Obszar Grenlandii może być wykorzystywany do śledzenia rakiet wystrzeliwanych w kierunku USA np. przez Rosję.
Dla Stanów Zjednoczonych ma przede wszystkim znaczenie militarne jako ta najbardziej na północ wysunięta stacja systemu radiolokacyjnego, do wykrywania pocisków międzykontynentalnych balistycznych. Ona się znajduje w Thule na Grenlandii, jest elementem takiego globalnego systemu. Cztery takie stacje radiolokacyjne znajdują się w Stanach Zjednoczonych i Wielkiej Brytanii. Więc dla Amerykanów jest ważne, żeby ta infrastruktura była w ich rękach i żeby była zabezpieczona odpowiednio - tłumaczył pod koniec grudnia w rozmowie z Piotrem Salakiem na antenie Radia RMF24 Piotr Szymański, główny specjalista w Zespole Bezpieczeństwa i Obronności Ośrodka Studiów Wschodnich.
Grenlandia jest ważna dla wszystkich zainteresowanych stron w Arktyce - ze względu na swoje położenie. Tam można mówić o planowanych szlakach handlu arktycznego, morskich w związku z topnienie lodu na Biegunie Północnym, więc tutaj się patrzy też tak przyszłościowo. To są metale ziem rzadkich, złoża różnych surowców. Oczywiście ważna jest dla Królestwa Danii, dlatego że Grenlandia stanowi przepustkę dla Danii do Rady Arktycznej i w ogóle do tego regionu. Bez Grenlandii Dania przestaje być członkiem Rady Arktycznej i będzie grała po prostu też na arenie międzynarodowej w niższej lidze - dodał Szymański.

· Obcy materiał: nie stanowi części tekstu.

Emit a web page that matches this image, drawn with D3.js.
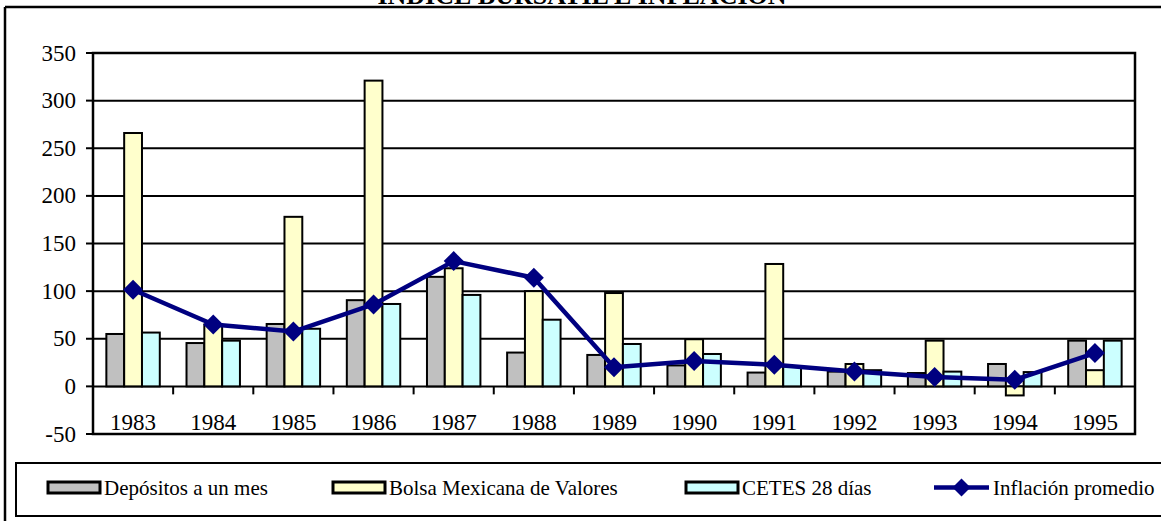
<!DOCTYPE html>
<html><head><meta charset="utf-8">
<script src="https://cdn.jsdelivr.net/npm/d3@7/dist/d3.min.js"></script>
<style>body{margin:0;background:#fff}svg{display:block}</style>
</head><body><svg id="c" width="1161" height="525" font-family="'Liberation Serif', 'Times New Roman', 'DejaVu Serif', serif"></svg>
<script>
const title = "INDICE BURSATIL E INFLACION";
const years = ["1983","1984","1985","1986","1987","1988","1989","1990","1991","1992","1993","1994","1995"];
const depositos = [55, 45.5, 65.5, 90.5, 115, 35.5, 33, 22, 14.5, 15.5, 14, 23.5, 48];
const bolsa = [266, 65, 178, 321, 124, 100, 98, 49.5, 128.5, 23.5, 48, -9.5, 17];
const cetes = [56.5, 48, 60.5, 86.5, 96, 70, 44.5, 34, 21, 17, 15.5, 15, 48];
const inflacion = [101.5, 65, 57.5, 86, 131.5, 114, 20, 26.7, 22.7, 15.5, 9.8, 7, 35];
const yTicks = [-50, 0, 50, 100, 150, 200, 250, 300, 350];
const seriesNames = ["Depósitos a un mes", "Bolsa Mexicana de Valores", "CETES 28 días", "Inflación promedio"];
const barColors = ["#C0C0C0", "#FFFFCC", "#CCFFFF"];
const lineColor = "#000080";

const svg = d3.select("#c");
const L = 93, R = 1135, T = 53, B = 434;
const x = d3.scaleBand().domain(years).range([L, R]).padding(0);
const y = d3.scaleLinear().domain([-50, 350]).range([B, T]);
const bw = x.bandwidth() / 4.5;
const sub = d3.scaleBand().domain([0,1,2]).range([0, 3*bw]);

// outer frame
svg.append("line").attr("x1",5).attr("x2",1161).attr("y1",7).attr("y2",7).attr("stroke","#000").attr("stroke-width",2.5);
svg.append("line").attr("x1",5).attr("x2",5).attr("y1",7).attr("y2",521).attr("stroke","#000").attr("stroke-width",2.5);

// title (partly clipped at top as in the reference)
svg.append("text").attr("x", 582).attr("y", 4).attr("text-anchor","middle")
  .attr("font-size", 26).attr("font-weight","bold").text(title);

// gridlines
svg.append("g").selectAll("line").data(yTicks.filter(d => d > -50 && d < 350)).join("line")
  .attr("x1", L).attr("x2", R).attr("y1", d => y(d)).attr("y2", d => y(d))
  .attr("stroke", "#000").attr("stroke-width", 2);

// bars
const series = [depositos, bolsa, cetes];
const g = svg.append("g");
series.forEach((vals, si) => {
  g.selectAll(null).data(vals).join("rect")
    .attr("x", (d, i) => x(years[i]) + (x.bandwidth() - 3*bw)/2 + sub(si))
    .attr("y", d => y(Math.max(0, d)))
    .attr("width", bw)
    .attr("height", d => Math.abs(y(d) - y(0)))
    .attr("fill", barColors[si]).attr("stroke", "#000").attr("stroke-width", 2);
});

// category axis ticks
svg.append("g").selectAll("line").data(years.slice(1)).join("line")
  .attr("x1", d => x(d)).attr("x2", d => x(d)).attr("y1", y(0)).attr("y2", y(0) + 8)
  .attr("stroke", "#000").attr("stroke-width", 2);

// line
const line = d3.line().x((d, i) => x(years[i]) + x.bandwidth()/2).y(d => y(d));
svg.append("path").datum(inflacion).attr("d", line).attr("fill","none")
  .attr("stroke", lineColor).attr("stroke-width", 4.5).attr("stroke-linejoin","round");
const diamond = (cx, cy, r) => `M${cx},${cy-r}L${cx+r},${cy}L${cx},${cy+r}L${cx-r},${cy}Z`;
svg.append("g").selectAll("path").data(inflacion).join("path")
  .attr("d", (d, i) => diamond(x(years[i]) + x.bandwidth()/2, y(d), 10))
  .attr("fill", lineColor);

// plot border
svg.append("rect").attr("x", L).attr("y", T).attr("width", R - L).attr("height", B - T)
  .attr("fill", "none").attr("stroke", "#000").attr("stroke-width", 2.5);

// y axis
const yAxis = svg.append("g");
yAxis.selectAll("line").data(yTicks).join("line")
  .attr("x1", L - 7).attr("x2", L).attr("y1", d => y(d)).attr("y2", d => y(d))
  .attr("stroke", "#000").attr("stroke-width", 2);
yAxis.selectAll("text").data(yTicks).join("text")
  .attr("x", 76).attr("y", d => y(d) + 7.5).attr("text-anchor", "end")
  .attr("font-size", 23).text(d => d);

// x labels
svg.append("g").selectAll("text").data(years).join("text")
  .attr("x", d => x(d) + x.bandwidth()/2).attr("y", 430).attr("text-anchor", "middle")
  .attr("font-size", 23).text(d => d);

// legend
svg.append("rect").attr("x", 16).attr("y", 463).attr("width", 1180).attr("height", 53)
  .attr("fill", "none").attr("stroke", "#000").attr("stroke-width", 2);
const legX = [48, 333, 686];
const lg = svg.append("g");
barColors.forEach((c, i) => {
  lg.append("rect").attr("x", legX[i]).attr("y", 482).attr("width", 52).attr("height", 11)
    .attr("fill", c).attr("stroke", "#000").attr("stroke-width", 3);
  lg.append("text").attr("x", legX[i] + 56).attr("y", 495).attr("font-size", 21).text(seriesNames[i]);
});
lg.append("line").attr("x1", 934).attr("x2", 989).attr("y1", 487.5).attr("y2", 487.5)
  .attr("stroke", lineColor).attr("stroke-width", 4.5);
lg.append("path").attr("d", diamond(961.5, 487.5, 9)).attr("fill", lineColor);
lg.append("text").attr("x", 993).attr("y", 495).attr("font-size", 21).text(seriesNames[3]);
</script></body></html>
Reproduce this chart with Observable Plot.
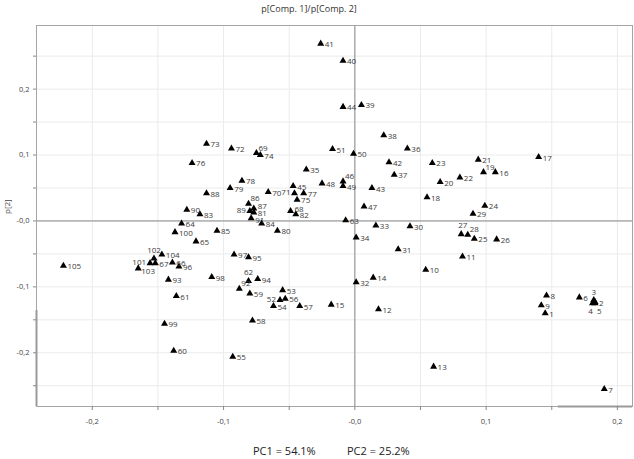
<!DOCTYPE html>
<html>
<head>
<meta charset="utf-8">
<script src="https://cdn.jsdelivr.net/npm/d3@7"></script>
<script src="https://cdn.jsdelivr.net/npm/@observablehq/plot@0.6"></script>
<style>
  html, body { margin: 0; padding: 0; background: #fff; }
  #wrap { position: relative; width: 634px; height: 459px; overflow: hidden; font-family: "Open Sans", sans-serif; }
  #title { position: absolute; top: 2px; left: 0; width: 618px; text-align: center; font-size: 9px; color: #333; }
  #chart { position: absolute; top: 20px; left: 0; }
  .cap { position: absolute; top: 443px; font-size: 11px; color: #222; white-space: pre; }
</style>
</head>
<body>
<div id="wrap">
  <div id="title"></div>
  <div id="chart"></div>
  <span class="cap" id="cap1" style="left:253px"></span>
  <span class="cap" id="cap2" style="left:347px"></span>
</div>
<script>
// ---- data ----
const ids = [1,2,3,4,5,6,7,8,9,10,11,12,13,14,15,16,17,18,19,20,21,22,23,24,25,26,27,28,29,30,
  31,32,33,34,35,36,37,38,39,40,41,42,43,44,45,46,47,48,49,50,51,52,53,54,55,56,57,58,59,60,
  61,62,63,64,65,66,67,68,69,70,71,72,73,74,75,76,77,78,79,80,81,82,83,84,85,86,87,88,89,90,
  91,92,93,94,95,96,97,98,99,100,101,102,103,104,105];
const pc1 = [0.145,0.183,0.182,0.181,0.183,0.171,0.190,0.146,0.142,0.054,
  0.082,0.018,0.060,0.014,-0.018,0.107,0.140,0.055,0.098,0.065,
  0.094,0.080,0.059,0.099,0.091,0.108,0.081,0.086,0.090,0.042,
  0.033,0.001,0.016,0.001,-0.037,0.040,0.030,0.022,0.005,-0.009,
  -0.026,0.026,0.013,-0.009,-0.047,-0.009,0.007,-0.025,-0.009,-0.001,
  -0.017,-0.057,-0.055,-0.062,-0.093,-0.053,-0.042,-0.078,-0.080,-0.138,
  -0.136,-0.081,-0.007,-0.132,-0.121,-0.139,-0.152,-0.049,-0.075,-0.066,
  -0.046,-0.094,-0.113,-0.072,-0.044,-0.124,-0.039,-0.086,-0.095,-0.059,
  -0.077,-0.045,-0.118,-0.071,-0.105,-0.081,-0.077,-0.113,-0.080,-0.128,
  -0.079,-0.088,-0.142,-0.074,-0.081,-0.134,-0.092,-0.109,-0.145,-0.137,
  -0.156,-0.153,-0.165,-0.147,-0.222];
const pc2 = [-0.140,-0.123,-0.120,-0.125,-0.125,-0.116,-0.255,-0.113,-0.128,-0.074,
  -0.054,-0.134,-0.221,-0.086,-0.127,0.074,0.097,0.036,0.074,0.059,
  0.093,0.066,0.088,0.023,-0.027,-0.028,-0.020,-0.021,0.011,-0.008,
  -0.043,-0.093,-0.007,-0.025,0.078,0.110,0.070,0.130,0.176,0.243,
  0.269,0.089,0.050,0.173,0.053,0.060,0.022,0.057,0.053,0.102,
  0.109,-0.120,-0.105,-0.129,-0.206,-0.118,-0.129,-0.151,-0.110,-0.197,
  -0.114,-0.091,0.001,-0.004,-0.031,-0.063,-0.064,0.015,0.103,0.044,
  0.042,0.110,0.117,0.100,0.032,0.088,0.042,0.061,0.050,-0.015,
  0.013,0.010,0.010,-0.004,-0.015,0.026,0.019,0.042,0.015,0.017,
  0.004,-0.103,-0.089,-0.088,-0.055,-0.069,-0.051,-0.085,-0.156,-0.017,
  -0.064,-0.057,-0.072,-0.051,-0.068];
const xLabelTicks = [-0.2, -0.1, 0, 0.1, 0.2];
const yLabelTicks = [-0.2, -0.1, 0, 0.1, 0.2];
const xMinorTicks = [-0.2, -0.15, -0.1, -0.05, 0, 0.05, 0.1, 0.15, 0.2];
const yMinorTicks = [-0.25, -0.2, -0.15, -0.1, -0.05, 0, 0.05, 0.1, 0.15, 0.2, 0.25];
const titleText = "p[Comp. 1]/p[Comp. 2]";
const yLabel = "p[2]";
const caption1 = "PC1 = 54.1%";
const caption2 = "PC2 = 25.2%";

// label placement (style only)
const placement = {
  62: "top", 102: "top", 27: "topLeft", 3: "top",
  92: "topRight", 69: "topRight", 86: "topRight", 46: "topRight", 28: "topRight", 19: "topRight",
  87: "rightUp", 68: "rightUp", 91: "rightDown",
  52: "left", 101: "left", 71: "left", 89: "left",
  4: "bottom", 5: "bottomRight", 103: "belowRight"
};
const placeStyle = {
  right:      {dx: 4,  dy: 1,  textAnchor: "start"},
  rightUp:    {dx: 4,  dy: -2, textAnchor: "start"},
  rightDown:  {dx: 4,  dy: 2,  textAnchor: "start"},
  left:       {dx: -4, dy: -1, textAnchor: "end"},
  top:        {dx: 0,  dy: -8, textAnchor: "middle"},
  topLeft:    {dx: -3, dy: -9, textAnchor: "start"},
  topRight:   {dx: 2,  dy: -5, textAnchor: "start"},
  bottom:     {dx: -2, dy: 8,  textAnchor: "middle"},
  bottomRight:{dx: 2,  dy: 8,  textAnchor: "start"},
  belowRight: {dx: 3,  dy: 3,  textAnchor: "start"}
};

const data = ids.map((id, i) => ({id, x: pc1[i], y: pc2[i], place: placement[id] || "right"}));

const fmt = d => Math.abs(d) < 1e-9 ? "-0,0" : d.toFixed(1).replace(".", ",");

document.getElementById("title").textContent = titleText;
document.getElementById("cap1").textContent = caption1;
document.getElementById("cap2").textContent = caption2;

const labelMarks = Object.entries(placeStyle).map(([key, s]) =>
  Plot.text(data.filter(d => d.place === key), {
    x: "x", y: "y", text: d => String(d.id),
    dx: s.dx, dy: s.dy, textAnchor: s.textAnchor,
    fill: "#3a3a3a", fontSize: 8
  })
);

const xDomain = [-0.2425, 0.2115];
const yDomain = [-0.2815, 0.2965];

const chart = Plot.plot({
  width: 634,
  height: 415,
  marginLeft: 36,
  marginRight: 2,
  marginTop: 5,
  marginBottom: 29,
  style: {fontFamily: "Open Sans, sans-serif", background: "white"},
  x: {domain: xDomain},
  y: {domain: yDomain},
  marks: [
    Plot.gridX(xMinorTicks, {stroke: "#ebebeb", strokeOpacity: 1}),
    Plot.gridY(yMinorTicks, {stroke: "#ebebeb", strokeOpacity: 1}),
    Plot.ruleX([0], {stroke: "#8a8a8a"}),
    Plot.ruleY([0], {stroke: "#8a8a8a"}),
    Plot.frame({stroke: "#a5a5a5"}),
    // darker, heavier border segments seen at the lower-left and lower-right of the frame
    Plot.ruleX([xDomain[0]], {y1: -0.136, y2: yDomain[0], stroke: "#9a9a9a", strokeWidth: 2}),
    Plot.ruleY([yDomain[0]], {x1: 0.155, x2: xDomain[1], stroke: "#9a9a9a", strokeWidth: 2}),
    Plot.axisX(xMinorTicks, {tickSize: 4, tickFormat: () => "", stroke: "#888", label: null}),
    Plot.axisY(yMinorTicks, {tickSize: 3, tickFormat: () => "", stroke: "#888", label: null}),
    Plot.axisX(xLabelTicks, {tickSize: 0, tickPadding: 12, tickFormat: fmt, fontSize: 7.5, fill: "#444", label: null}),
    Plot.axisY(yLabelTicks, {tickSize: 0, tickPadding: 7, tickFormat: fmt, fontSize: 7.5, fill: "#444", label: null}),
    Plot.text([yLabel], {frameAnchor: "left", text: d => d, rotate: -90, dx: -29, dy: -2, fontSize: 8, fill: "#444"}),
    Plot.dot(data, {x: "x", y: "y", symbol: "triangle", r: 2.6, fill: "black", stroke: null}),
    ...labelMarks
  ]
});
document.getElementById("chart").appendChild(chart);
</script>
</body>
</html>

Budową infrastruktury na Grenlandii interesują się Chiny, które są drugim po UE rynkiem eksportowym dla grenlandzkich ryb i krewetek. Wraz z topnieniem lodowców terytorium wyspy staje się coraz bardziej dostępne, a w kręgu zainteresowania mocarstw są zasoby ropy i gazu, a także surowce określane jako krytyczne. Wody wokół Grenlandii, wolne od lodu, dają możliwość wytyczenia nowych szlaków dla żeglugi handlowej, na czym skorzystałyby Chiny.
Grenlandia ma powierzchnię 2,16 mln km kwadratowych, jest zamieszkana zaledwie przez 56 tys. osób.